The secessionist policy of Bosnian Serb leader Milorad Dodik is a key challenge to the political settlement that ended Bosnia’s 1992-1995 ethnic war, international peace envoy Christian Schmidt said in an interview on Wednesday.
Dodik, who is president of the autonomous Serb Republic, has long advocated the secession of the Serb-dominated region from Bosnia.
“He is not accepting Bosnia and Herzegovina, he gives a spin which is absolutely wrong,” said Schmidt, a former German government minister who acts as international High Representative, tasked with civilian implementation of the 1995 Dayton peace accords.
“This is a danger,” said Schmidt, who as High Representative is also the ultimate interpreter of the peace accords with powers to impose laws and sack officials seen as obstructing peace.
The Dayton accords divided the country – where 100,000 people were killed during the three-and-a-half year war – into two autonomous regions, the Serb Republic and the Bosniak-Croat Federation, linked via a weak central government.
Dodik was charged in August by the state prosecutors with defying decisions by Schmidt, after he had signed two laws that Schmidt had revoked for violating the constitution and the terms of the peace deal.

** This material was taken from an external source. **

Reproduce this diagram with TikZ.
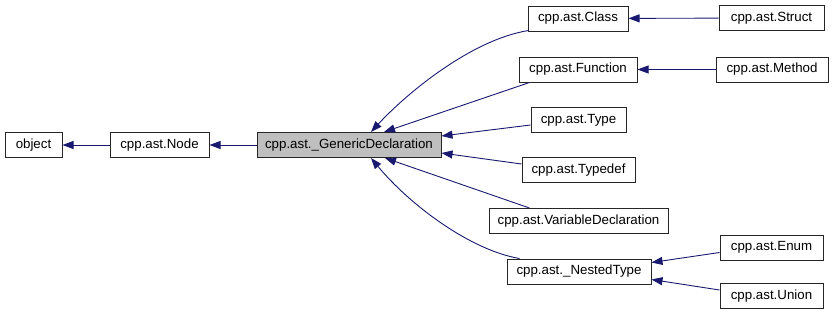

Last month, pro-Russian Dodik banned Schmidt, who he says is not a legitimate envoy because he was not endorsed by the United Nations Security Council, from entering the region, while his supporters launched protests against his indictment at the administrative boundaries between the two regions under slogan “The Border Exists”.
“He (Dodik) is playing with Republika Srpska as if there would not have been a Dayton agreement, and this is challenging and dangerous, we cannot follow this,” Schmidt said.
Schmidt said that Dodik could end up with his people in kind of Transdniestria, a reference to the pro-Russian region of eastern Moldova that broke away in 1992 but still lacks international recognition.
He also said that international partners negotiating Bosnia’s path towards European Union integration should not negotiate with nationalist Dodik about basic issues.
“I strongly believe in European integration, but not to the prices being fixed by Dodik but to European standards,” Schmidt said.
He also warned against interference of neighbouring Croatia and Serbia in Bosnia’s internal matters, and said that Serb ally Russia could also play a destructive role.